Yes and it fails and since I am no expert I cant tell you exactly
whats going wrong. There seems to be a module called apr and that one
couldnt be properly configured or something.
Was the error about mmap() ?  :)

APR is the Apache Portable Runtime. Its a library designed to make efficient servers portable. I'm sure there are plenty of issues with getting this ported to MiNT since even though MiNT supports a few "unixish" conventions, almost none of the high performance stuff is really well supported.

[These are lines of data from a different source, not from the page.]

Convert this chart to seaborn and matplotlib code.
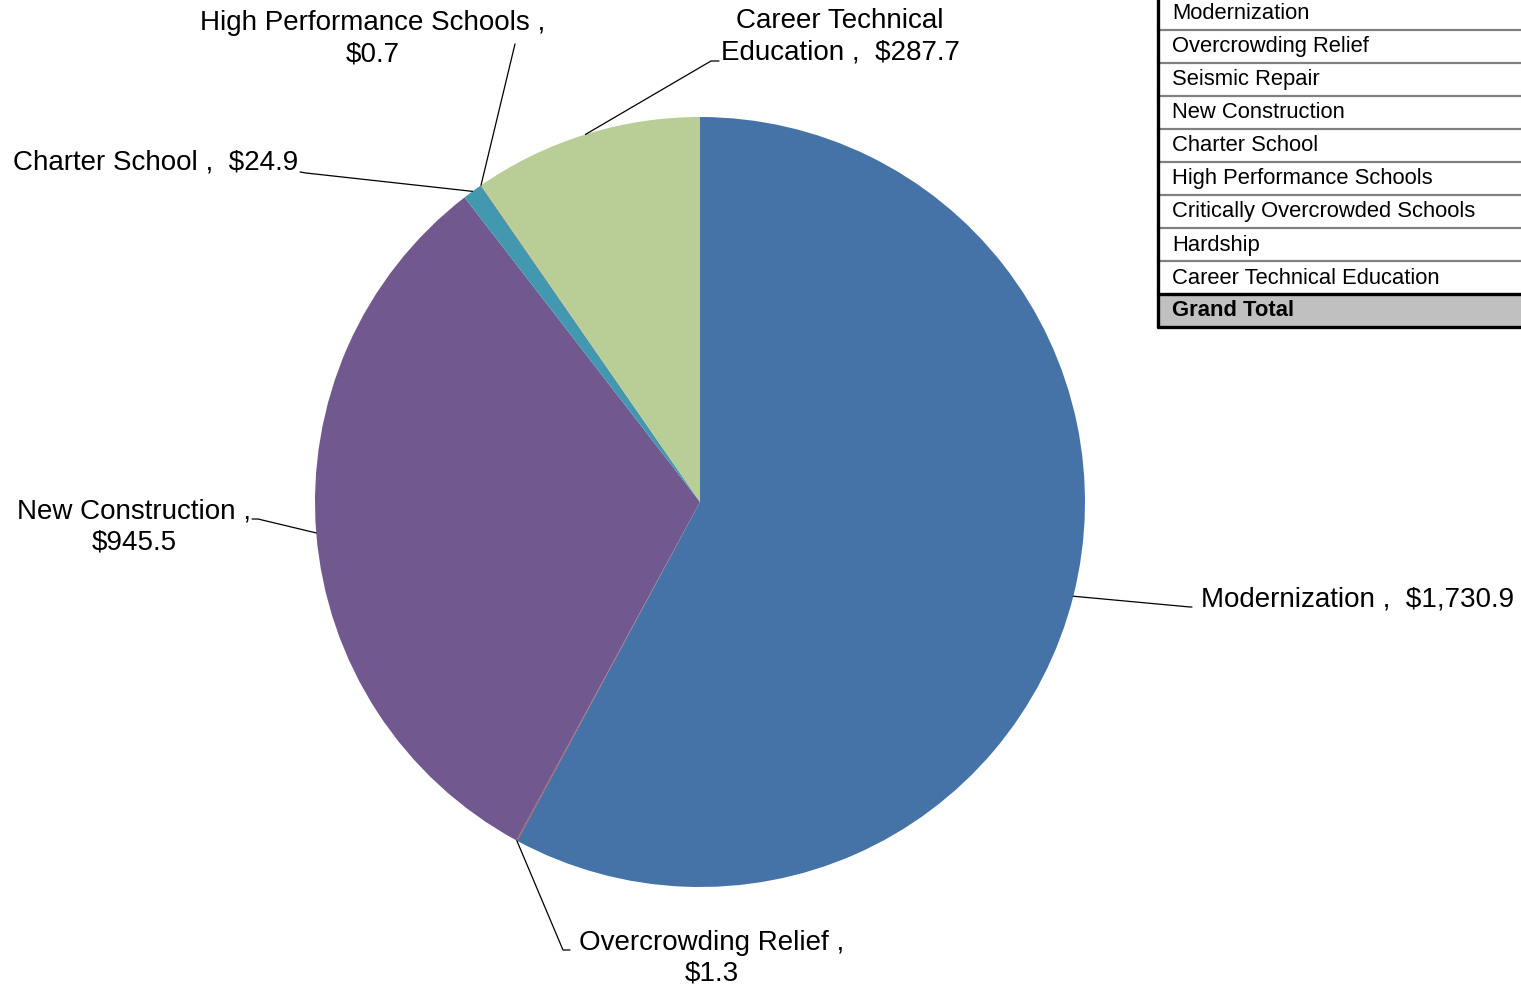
import numpy as np
import matplotlib
matplotlib.use("Agg")
import matplotlib.pyplot as plt
from matplotlib.patches import Rectangle
import seaborn as sns

# ---- data (millions of dollars) ----
categorias = ['Modernization', 'Overcrowding Relief', 'Seismic Repair', 'New Construction',
              'Charter School', 'High Performance Schools', 'Critically Overcrowded Schools',
              'Hardship', 'Career Technical Education']
valores = [1730.9, 1.3, 0.0, 945.5, 24.9, 0.7, 0.0, 0.0, 287.7]
cores = ['#4572A7', '#AA4643', '#89A54E', '#71588F', '#4198AF',
         '#DB843D', '#93A9CF', '#D19392', '#B9CD96']

# label text for the slices shown on the chart
rotulos = {
    'Modernization': 'Modernization ,  {}',
    'Overcrowding Relief': 'Overcrowding Relief ,\n{}',
    'New Construction': 'New Construction ,\n{}',
    'Charter School': 'Charter School ,  {}',
    'High Performance Schools': 'High Performance Schools ,\n{}',
    'Career Technical Education': 'Career Technical\nEducation ,  {}',
}

# ---- layout (pixels, y measured from top) ----
W, H = 1521, 988
centro_px = (700, 502)
raio = 385
# text position, alignment, elbow of leader line, end of leader line
posicoes = {
    'Modernization': ((1201, 599), 'left', (1190, 607), (1192, 607)),
    'Overcrowding Relief': ((712, 958), 'center', (563, 950), (570, 950)),
    'New Construction': ((134, 527), 'center', (258, 519), (252, 519)),
    'Charter School': ((298, 163), 'right', (306, 173), (300, 172)),
    'High Performance Schools': ((373, 39), 'center', (515, 44), (515, 44)),
    'Career Technical Education': ((840, 37), 'center', (711, 61), (719, 61)),
}


def px(x, y):
    return x, H - y


sns.set_theme(style='white')
plt.rcParams['font.family'] = ['Liberation Sans', 'DejaVu Sans']

fig = plt.figure(figsize=(W / 100, H / 100), dpi=100)
ax = fig.add_axes([0, 0, 1, 1])

centro = px(*centro_px)
wedges, _ = ax.pie(valores, colors=cores, startangle=90, counterclock=False,
                   center=centro, radius=raio, wedgeprops=dict(linewidth=0))

# ---- data labels with leader lines ----
for w, cat, v in zip(wedges, categorias, valores):
    if cat not in rotulos:
        continue
    texto = rotulos[cat].format(f'${v:,.1f}')
    (tx, ty), ha, cotovelo, fim = posicoes[cat]
    ang = np.deg2rad((w.theta1 + w.theta2) / 2)
    ancora = (centro[0] + raio * np.cos(ang), centro[1] + raio * np.sin(ang))
    c = px(*cotovelo)
    f = px(*fim)
    ax.plot([ancora[0], c[0], f[0]], [ancora[1], c[1], f[1]], color='black', lw=0.9)
    ax.text(*px(tx, ty), texto, ha=ha, va='center', fontsize=20,
            multialignment='center', linespacing=1.25, color='black')

# ---- summary table in the top right corner ----
x0 = 1158
topo = -3
alt = 33
linhas_tabela = categorias + ['Grand Total']
for i, nome in enumerate(linhas_tabela):
    yc = topo + alt * i + alt / 2 + 0.5
    total = nome == 'Grand Total'
    if total:
        ax.add_patch(Rectangle(px(x0, topo + alt * (i + 1)), W - x0, alt,
                               facecolor='#C0C0C0', edgecolor='none', zorder=1))
    ax.text(*px(1172, yc), nome, ha='left', va='center', fontsize=15.8,
            fontweight='bold' if total else 'normal', color='black', zorder=3)
    yb = topo + alt * (i + 1)
    if i < len(linhas_tabela) - 2:
        ax.plot([x0, W], [H - yb, H - yb], color='#808080', lw=1.6, zorder=2)
    else:
        ax.plot([x0, W], [H - yb, H - yb], color='black', lw=2.4, zorder=2)
ax.plot([x0, x0], [H - topo, H - (topo + alt * len(linhas_tabela))],
        color='black', lw=2.4, zorder=2)

ax.set_xlim(0, W)
ax.set_ylim(0, H)
ax.set_aspect('equal')
ax.set_axis_off()

fig.savefig('out.png', dpi=100)
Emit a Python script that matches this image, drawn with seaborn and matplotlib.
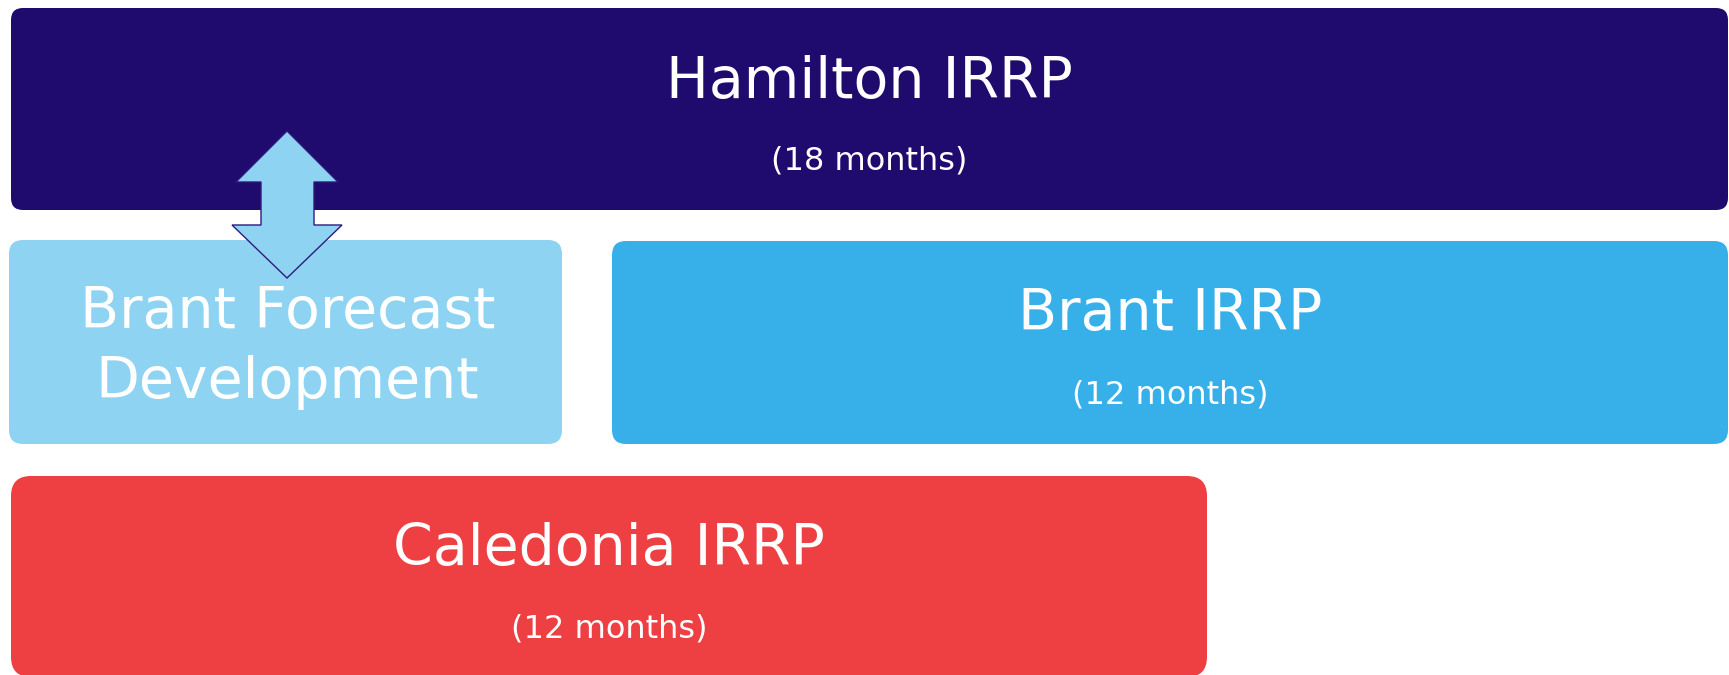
import matplotlib
matplotlib.use("Agg")
import matplotlib.pyplot as plt
from matplotlib.patches import FancyBboxPatch, Polygon
import seaborn as sns

# ---- content ----
box_titles = ["Hamilton IRRP", "Brant Forecast\nDevelopment", "Brant IRRP", "Caledonia IRRP"]
box_subtitles = ["(18 months)", "", "(12 months)", "(12 months)"]
box_colors = ["#1F0A6D", "#8ED3F2", "#37B0EA", "#EE3F43"]

# ---- layout (pixel coordinates: x0, y0, x1, y1) ----
box_extents = [(11, 8, 1728, 210), (9, 240, 562, 444), (612, 241, 1728, 444), (11, 476, 1207, 677)]
box_radius = [12, 14, 14, 20]
title_baselines = [98, 328, 330, 565]
sub_baselines = [169, None, 403, 638]
line_gap = 70

sns.set_theme(style="white")
plt.rcParams["font.family"] = ["DejaVu Sans"]

W, H = 1729, 675
fig = plt.figure(figsize=(W / 100, H / 100), dpi=100)
ax = fig.add_axes([0, 0, 1, 1])
ax.set_xlim(0, W)
ax.set_ylim(H, 0)
ax.axis("off")

for i, (title, sub, col) in enumerate(zip(box_titles, box_subtitles, box_colors)):
    x0, y0, x1, y1 = box_extents[i]
    r = box_radius[i]
    ax.add_patch(FancyBboxPatch((x0, y0), x1 - x0, y1 - y0,
                                boxstyle=f"round,pad=0,rounding_size={r}",
                                facecolor=col, edgecolor="none", zorder=1))
    cx = (x0 + x1) / 2
    for k, line in enumerate(title.split("\n")):
        ax.text(cx + (2 if not sub else 0), title_baselines[i] + k * line_gap, line,
                color="white", fontsize=41, ha="center", va="baseline", zorder=3)
    if sub:
        ax.text(cx, sub_baselines[i], sub, color="white", fontsize=23,
                ha="center", va="baseline", zorder=3)

# double-headed arrow between Hamilton and Brant forecast
arrow_pts = [(287, 131), (338, 182), (314, 182), (314, 225), (342, 225),
             (287, 278), (232, 225), (261, 225), (261, 182), (236, 182)]
ax.add_patch(Polygon(arrow_pts, closed=True, facecolor="#8ED3F2",
                     edgecolor="#2E1A7E", linewidth=1.0, zorder=2))

fig.savefig("out.png", dpi=100, facecolor="white")
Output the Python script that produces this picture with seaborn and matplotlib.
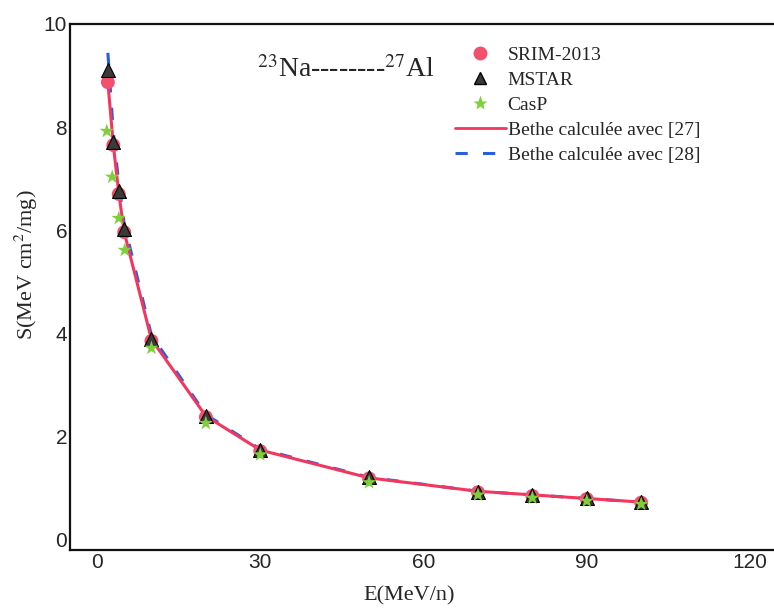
import numpy as np
import pandas as pd
import matplotlib
matplotlib.use("Agg")
import matplotlib.pyplot as plt
import seaborn as sns
from matplotlib.lines import Line2D

# ---- data ----
energy = [2, 3, 4, 5, 10, 20, 30, 50, 70, 80, 90, 100]
srim = [8.87, 7.65, 6.70, 5.96, 3.85, 2.37, 1.71, 1.18, 0.91, 0.84, 0.78, 0.71]
mstar = [9.10, 7.71, 6.76, 6.02, 3.88, 2.39, 1.73, 1.20, 0.92, 0.85, 0.79, 0.72]
casp_energy = [1.8, 2.8, 4, 5.1, 10, 20, 30, 50, 70, 80, 90, 100]
casp = [7.92, 7.03, 6.23, 5.61, 3.71, 2.25, 1.64, 1.10, 0.86, 0.80, 0.74, 0.68]
bethe27 = [8.87, 7.65, 6.72, 5.96, 3.88, 2.39, 1.73, 1.19, 0.93, 0.86, 0.79, 0.72]
bethe28 = [9.44, 7.90, 6.90, 6.12, 3.96, 2.42, 1.75, 1.20, 0.93, 0.86, 0.79, 0.72]

legend_labels = ["SRIM-2013", "MSTAR", "CasP",
                 "Bethe calculée avec [27]", "Bethe calculée avec [28]"]

df = pd.DataFrame({"E": energy, "SRIM": srim, "MSTAR": mstar,
                   "B27": bethe27, "B28": bethe28})
dfc = pd.DataFrame({"E": casp_energy, "CasP": casp})

sns.set_theme(style="white")
plt.rcParams["font.family"] = ["Liberation Serif", "DejaVu Serif"]
plt.rcParams["mathtext.fontset"] = "stix"

W, H = 774, 610
fig = plt.figure(figsize=(W / 100, H / 100), dpi=100)
ax = fig.add_axes([70 / W, (H - 550) / H, (774 - 70) / W, (550 - 24) / H])

red = "#f2365e"
pink = "#f2506e"
blue = "#2a5ee0"
green = "#7fcf3a"

sns.lineplot(data=df, x="E", y="B28", ax=ax, color=blue, lw=2.2,
             linestyle=(0, (4, 5)), zorder=2)
sns.lineplot(data=df, x="E", y="B27", ax=ax, color=red, lw=2.2, zorder=3)
sns.scatterplot(data=df, x="E", y="SRIM", ax=ax, color=pink, s=100,
                marker="o", edgecolor="none", zorder=4)
sns.scatterplot(data=df, x="E", y="MSTAR", ax=ax, color="#3a3a3a", s=100,
                marker="^", edgecolor="black", linewidth=0.8, zorder=5)
sns.scatterplot(data=dfc, x="E", y="CasP", ax=ax, color=green, s=120,
                marker="*", edgecolor="none", zorder=6)

ax.set_xlim(-4.96, 124.4)
ax.set_ylim(-0.21, 10.0)
ax.set_xticks([0, 30, 60, 90, 120])
ax.set_yticks([0, 2, 4, 6, 8, 10])
ax.tick_params(length=0, pad=2, labelsize=15)
for lab in ax.get_xticklabels() + ax.get_yticklabels():
    lab.set_family(["Liberation Sans", "DejaVu Sans"])

for s in ["left", "bottom", "top"]:
    ax.spines[s].set_color("#111111")
    ax.spines[s].set_linewidth(1.6)
ax.spines["right"].set_visible(False)

ax.set_xlabel("E(MeV/n)", fontsize=16, va="center")
ax.set_ylabel("S(MeV cm$^{2}$/mg)", fontsize=16, va="center")
ax.xaxis.set_label_coords((409 - 70) / (774 - 70), -(596 - 550) / (550 - 24))
ax.yaxis.set_label_coords(-(70 - 26) / (774 - 70), (550 - 265) / (550 - 24))

fig.text(257 / W, 1 - 77 / H, "$^{23}$Na--------$^{27}$Al", fontsize=20,
         va="baseline", ha="left")

handles = [
    Line2D([], [], marker="o", color=pink, ls="none", markersize=10, markeredgecolor="none"),
    Line2D([], [], marker="^", color="#3a3a3a", ls="none", markersize=9, markeredgecolor="black"),
    Line2D([], [], marker="*", color=green, ls="none", markersize=11, markeredgecolor="none"),
    Line2D([], [], color=red, lw=2),
    Line2D([], [], color=blue, lw=2.2, linestyle=(0, (4, 5))),
]
ax.legend(handles, legend_labels, loc="upper left",
          bbox_to_anchor=(455 / W, 1 - 46 / H), bbox_transform=fig.transFigure,
          frameon=False, fontsize=14, handlelength=2.6, handletextpad=0.1,
          labelspacing=0.38, borderpad=0, borderaxespad=0)

fig.savefig("out.png", dpi=100)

The first one is mmap(), and it looks like APR uses it. I don't know if there is any work-around in the code to not use mmap() but mmap() is so standard that I wouldn't think so. The problem is that implementing mmap() in MiNT means you pretty much have to have an MMU doing virtual->physical memory mapping. Basically, a file gets "mapped" into memory and you get a pointer back to the memory area as if the whole file had been read in, which can be larger than physical memory would allow. The system will swap in the pages as you need them. The jury is out as to how efficient it is to depend incurring a page fault to load data in from disk, but it makes memory management really easy for the application programmer.

Anyway ... without a demand paged memory system in MiNT, the best you can do is emulate mmap() in mintlib by reading in the whole file and you can emulate some of the other features of mmap() like memory sharing and different protection modes with MiNT. You just won't ever be able to mmap() large files. I ran into the same problem porting some other stuff, for example RPM - RPM files can be pretty large and may not fit into the largest block of free RAM you have.

So maybe someone with more experience could give it a go. It would be
great to have svn since it is muich better than cvs.

The lack of virtual address space is killing us. I thought someone was working on it. I could maybe look at fiddling with mintlib to see about emulating it in userspace for people with lots of RAM and small files to mmap().